That’s what one study is suggesting…And even if that research proves true. Do you think anyone going to pay attention?
Here’s the deal…
It’s widely known that sun exposure is a leading cause of skin cancer. And now a study published in the British Journal of Dermatology is pointing to alcohol consumption as increasing the risk of skin cancer when you’re in the sun.
We just reported on a recent study which found that alcohol consumption can prolong your life…but who wants to live a long life in a world where you can’t have a beer on the beach?
Part of the explanation for the study’s findings is that when people drink they get buzzed and more relaxed about everything…
They spend too much time on the beach, in the sun. And they get more lackadaisical about things like remembering to apply sunscreen as needed…and they end up getting sunburned.

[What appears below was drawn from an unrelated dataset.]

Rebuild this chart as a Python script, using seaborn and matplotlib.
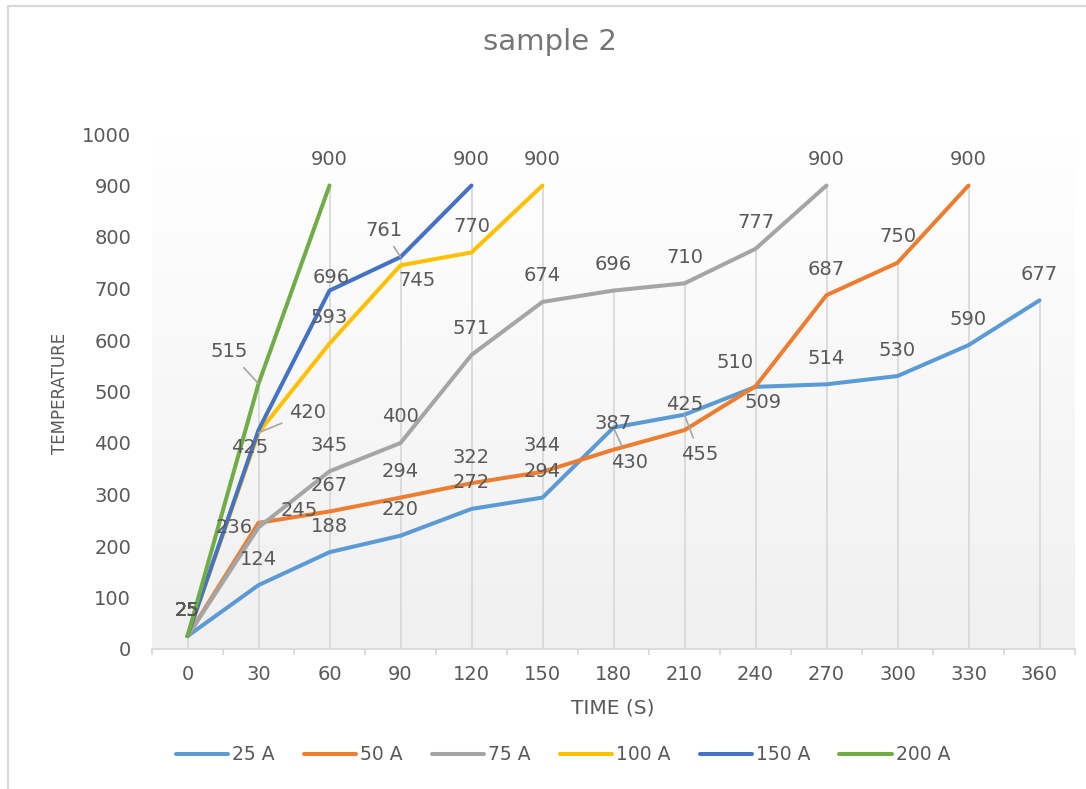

But it may be more than that… Aaron White, a senior scientific adviser with the National Institute on Alcohol Abuse and Alcoholism told NPR that “research suggests that alcohol reduces the amount of time you can spend in the sun before you get a burn.”
White explained that nne study in Germany measured how much UV light it took to burn skin after male participants who “consumed about three drinks and found that the amount of UV light it took to burn the skin was significantly less.”
And it is a significant finding, he added “because it tells us that alcohol increases the risk of getting a sunburn — not just because people don’t tend to put on sunscreen.”
The reason why the skin becomes more susceptible to sun damage after consuming is open to speculation but another study suggests that answer is that it may lower the carotenoid count in the body. Those pigments. which are derived from fruits and vegetables, may provide less antioxidant defense after consuming alcohol, making the skin more vulnerable to the sun’s UV rays.
White explained that more research is needed to fully understand this relationship, but stressed that it’s an important one…
“The added risk of sunburn with alcohol is probably one of the contributing factors to the [higher] rates of skin cancer [among] people who drink [alcohol].”